[TASK TO COMPLETE]:
Count the lines in the records below that contain the word "this", and reply with only that number.
-- BEGIN RECORDS SHOWN --
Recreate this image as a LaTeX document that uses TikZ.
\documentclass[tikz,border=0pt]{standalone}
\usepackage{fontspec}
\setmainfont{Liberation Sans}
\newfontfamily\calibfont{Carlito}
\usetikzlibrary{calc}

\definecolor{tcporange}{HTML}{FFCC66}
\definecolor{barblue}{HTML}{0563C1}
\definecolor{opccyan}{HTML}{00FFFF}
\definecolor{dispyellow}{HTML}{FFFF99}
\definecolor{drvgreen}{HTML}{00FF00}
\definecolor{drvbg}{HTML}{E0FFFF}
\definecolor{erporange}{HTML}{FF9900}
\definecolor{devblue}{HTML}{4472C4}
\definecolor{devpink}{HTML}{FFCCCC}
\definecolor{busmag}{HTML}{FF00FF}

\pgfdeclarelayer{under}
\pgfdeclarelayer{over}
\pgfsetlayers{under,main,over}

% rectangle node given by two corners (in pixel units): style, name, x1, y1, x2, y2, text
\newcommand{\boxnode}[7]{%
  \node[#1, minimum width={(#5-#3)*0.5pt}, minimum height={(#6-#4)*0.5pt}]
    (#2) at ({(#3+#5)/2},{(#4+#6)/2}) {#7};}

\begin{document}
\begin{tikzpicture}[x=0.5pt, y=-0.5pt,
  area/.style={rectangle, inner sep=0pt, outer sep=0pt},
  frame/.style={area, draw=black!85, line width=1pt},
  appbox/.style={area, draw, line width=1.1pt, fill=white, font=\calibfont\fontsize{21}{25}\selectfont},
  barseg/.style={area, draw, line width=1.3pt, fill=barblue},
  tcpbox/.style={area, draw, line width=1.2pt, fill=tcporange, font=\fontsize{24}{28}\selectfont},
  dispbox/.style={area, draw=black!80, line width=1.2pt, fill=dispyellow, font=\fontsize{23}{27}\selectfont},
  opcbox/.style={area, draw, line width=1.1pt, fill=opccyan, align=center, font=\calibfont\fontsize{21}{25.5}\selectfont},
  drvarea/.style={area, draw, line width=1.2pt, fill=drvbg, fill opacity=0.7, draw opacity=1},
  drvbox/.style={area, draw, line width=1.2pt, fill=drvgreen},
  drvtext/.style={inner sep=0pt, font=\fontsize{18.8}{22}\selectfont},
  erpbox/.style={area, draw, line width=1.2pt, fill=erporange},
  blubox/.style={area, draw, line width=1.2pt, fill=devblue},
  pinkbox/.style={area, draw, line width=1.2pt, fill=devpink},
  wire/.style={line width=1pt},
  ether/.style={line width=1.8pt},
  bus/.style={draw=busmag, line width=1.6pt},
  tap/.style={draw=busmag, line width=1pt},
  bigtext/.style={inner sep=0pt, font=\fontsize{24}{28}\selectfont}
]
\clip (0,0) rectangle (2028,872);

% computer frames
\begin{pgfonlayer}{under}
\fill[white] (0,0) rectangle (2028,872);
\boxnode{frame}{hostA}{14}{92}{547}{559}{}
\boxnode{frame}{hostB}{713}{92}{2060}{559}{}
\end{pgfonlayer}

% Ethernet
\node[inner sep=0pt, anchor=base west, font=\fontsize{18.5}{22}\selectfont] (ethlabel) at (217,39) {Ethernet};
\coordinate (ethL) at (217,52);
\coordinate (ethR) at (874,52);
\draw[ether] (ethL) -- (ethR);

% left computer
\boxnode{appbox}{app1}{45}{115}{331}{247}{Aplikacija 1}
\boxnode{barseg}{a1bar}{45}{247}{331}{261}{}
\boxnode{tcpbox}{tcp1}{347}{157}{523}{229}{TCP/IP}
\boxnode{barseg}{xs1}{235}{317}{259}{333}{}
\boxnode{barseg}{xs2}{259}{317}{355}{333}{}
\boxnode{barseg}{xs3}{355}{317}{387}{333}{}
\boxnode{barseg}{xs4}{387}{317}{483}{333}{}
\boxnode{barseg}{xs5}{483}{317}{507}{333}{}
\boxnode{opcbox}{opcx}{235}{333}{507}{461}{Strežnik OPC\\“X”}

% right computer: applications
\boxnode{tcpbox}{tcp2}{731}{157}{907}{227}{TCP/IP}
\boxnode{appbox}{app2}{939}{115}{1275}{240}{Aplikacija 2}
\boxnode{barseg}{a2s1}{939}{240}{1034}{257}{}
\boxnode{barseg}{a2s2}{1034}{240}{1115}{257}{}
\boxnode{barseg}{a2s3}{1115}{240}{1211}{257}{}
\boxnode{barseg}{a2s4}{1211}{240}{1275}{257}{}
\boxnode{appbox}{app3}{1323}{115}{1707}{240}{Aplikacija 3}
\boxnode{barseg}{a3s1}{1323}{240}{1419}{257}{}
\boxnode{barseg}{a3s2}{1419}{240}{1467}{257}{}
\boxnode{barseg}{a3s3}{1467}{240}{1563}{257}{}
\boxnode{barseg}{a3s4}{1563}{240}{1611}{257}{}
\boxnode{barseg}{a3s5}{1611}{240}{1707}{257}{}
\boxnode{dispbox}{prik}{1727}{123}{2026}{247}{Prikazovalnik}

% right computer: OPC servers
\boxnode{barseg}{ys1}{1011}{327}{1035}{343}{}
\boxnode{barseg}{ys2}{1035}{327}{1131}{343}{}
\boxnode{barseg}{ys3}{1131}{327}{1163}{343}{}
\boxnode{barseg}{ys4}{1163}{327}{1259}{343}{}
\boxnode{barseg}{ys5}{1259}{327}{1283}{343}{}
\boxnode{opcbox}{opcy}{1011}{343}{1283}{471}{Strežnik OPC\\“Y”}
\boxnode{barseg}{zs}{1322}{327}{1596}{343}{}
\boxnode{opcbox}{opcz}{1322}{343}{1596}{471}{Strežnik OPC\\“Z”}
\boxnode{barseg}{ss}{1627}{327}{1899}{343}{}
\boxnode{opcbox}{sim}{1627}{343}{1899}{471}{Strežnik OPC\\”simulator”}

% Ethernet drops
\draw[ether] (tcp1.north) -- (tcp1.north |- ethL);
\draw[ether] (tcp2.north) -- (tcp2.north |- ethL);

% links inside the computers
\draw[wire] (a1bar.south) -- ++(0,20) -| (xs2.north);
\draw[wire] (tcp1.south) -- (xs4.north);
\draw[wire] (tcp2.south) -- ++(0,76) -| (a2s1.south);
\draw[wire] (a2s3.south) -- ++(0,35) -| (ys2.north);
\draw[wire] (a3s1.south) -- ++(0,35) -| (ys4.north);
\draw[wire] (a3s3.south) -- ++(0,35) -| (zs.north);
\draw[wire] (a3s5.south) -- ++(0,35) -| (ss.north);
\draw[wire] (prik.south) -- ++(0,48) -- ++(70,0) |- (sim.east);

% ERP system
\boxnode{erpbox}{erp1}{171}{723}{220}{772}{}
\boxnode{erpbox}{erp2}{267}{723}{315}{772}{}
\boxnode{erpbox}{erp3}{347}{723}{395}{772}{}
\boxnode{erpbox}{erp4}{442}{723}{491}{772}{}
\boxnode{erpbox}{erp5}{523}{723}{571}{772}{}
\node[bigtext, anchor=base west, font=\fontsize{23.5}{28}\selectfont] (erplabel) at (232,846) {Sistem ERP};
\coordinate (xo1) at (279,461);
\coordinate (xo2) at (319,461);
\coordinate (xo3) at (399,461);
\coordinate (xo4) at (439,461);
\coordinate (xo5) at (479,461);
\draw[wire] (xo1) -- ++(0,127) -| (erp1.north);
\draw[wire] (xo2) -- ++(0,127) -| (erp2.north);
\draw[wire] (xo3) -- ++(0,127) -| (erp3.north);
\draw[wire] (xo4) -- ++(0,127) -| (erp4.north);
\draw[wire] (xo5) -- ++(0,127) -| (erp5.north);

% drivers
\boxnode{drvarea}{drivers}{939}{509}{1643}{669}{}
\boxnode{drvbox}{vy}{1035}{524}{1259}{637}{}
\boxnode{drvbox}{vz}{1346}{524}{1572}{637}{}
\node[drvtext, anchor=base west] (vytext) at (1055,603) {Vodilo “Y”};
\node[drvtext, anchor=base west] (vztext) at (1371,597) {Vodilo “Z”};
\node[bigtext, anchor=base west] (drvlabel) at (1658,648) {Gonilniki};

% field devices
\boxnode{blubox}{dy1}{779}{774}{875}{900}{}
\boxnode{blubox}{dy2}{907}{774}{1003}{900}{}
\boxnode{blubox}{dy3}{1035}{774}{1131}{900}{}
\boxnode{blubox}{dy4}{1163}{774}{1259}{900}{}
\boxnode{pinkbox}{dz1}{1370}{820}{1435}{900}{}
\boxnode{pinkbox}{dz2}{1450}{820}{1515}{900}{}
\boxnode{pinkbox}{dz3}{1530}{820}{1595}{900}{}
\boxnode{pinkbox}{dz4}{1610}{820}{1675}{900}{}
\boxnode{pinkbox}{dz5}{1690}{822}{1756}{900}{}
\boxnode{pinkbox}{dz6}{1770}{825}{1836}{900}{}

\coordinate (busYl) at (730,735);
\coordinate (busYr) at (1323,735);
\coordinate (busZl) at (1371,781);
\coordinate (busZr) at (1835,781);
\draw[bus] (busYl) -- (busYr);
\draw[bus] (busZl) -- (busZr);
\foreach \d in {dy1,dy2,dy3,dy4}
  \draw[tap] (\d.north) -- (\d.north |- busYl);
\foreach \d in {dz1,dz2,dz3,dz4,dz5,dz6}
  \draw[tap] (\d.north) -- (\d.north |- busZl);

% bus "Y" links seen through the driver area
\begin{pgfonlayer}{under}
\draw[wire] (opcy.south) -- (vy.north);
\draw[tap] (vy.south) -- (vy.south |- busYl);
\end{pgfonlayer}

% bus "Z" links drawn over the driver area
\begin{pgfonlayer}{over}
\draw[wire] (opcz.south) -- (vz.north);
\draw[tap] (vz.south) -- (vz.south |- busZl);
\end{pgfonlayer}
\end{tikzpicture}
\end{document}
-- END RECORDS SHOWN --
-- BEGIN RECORDS SHOWN --
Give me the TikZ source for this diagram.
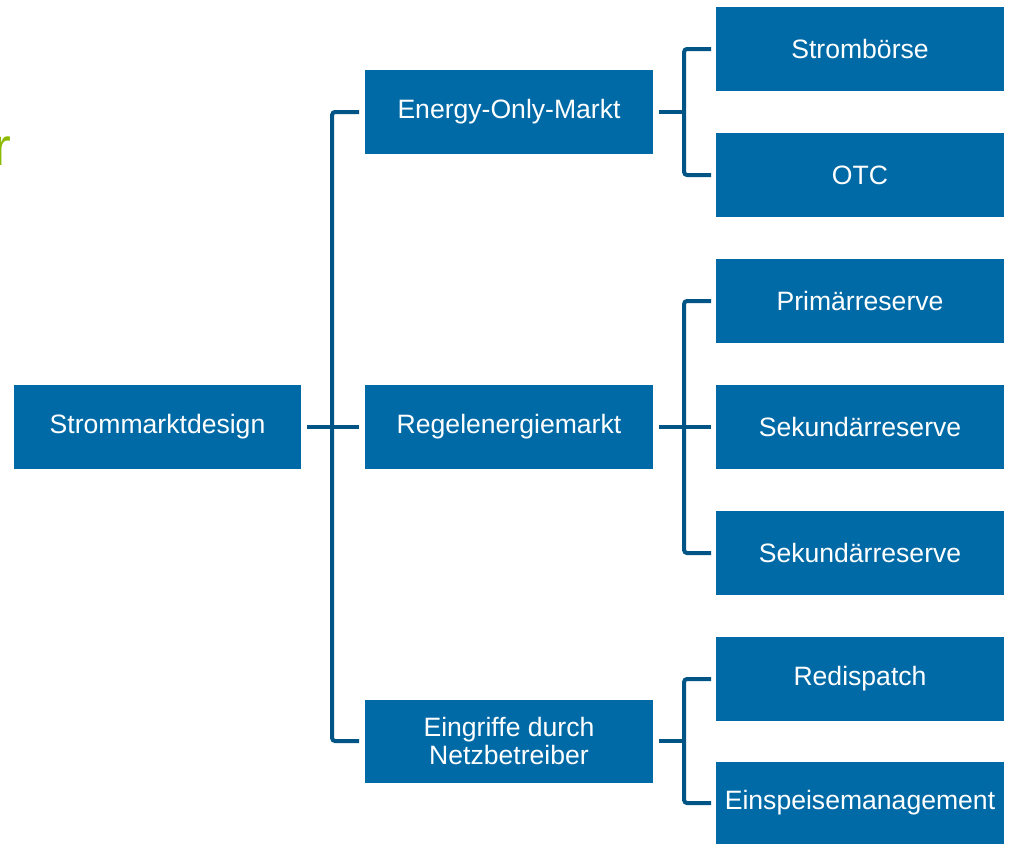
-- END RECORDS SHOWN --
[EXERCISE OUTPUT]:
2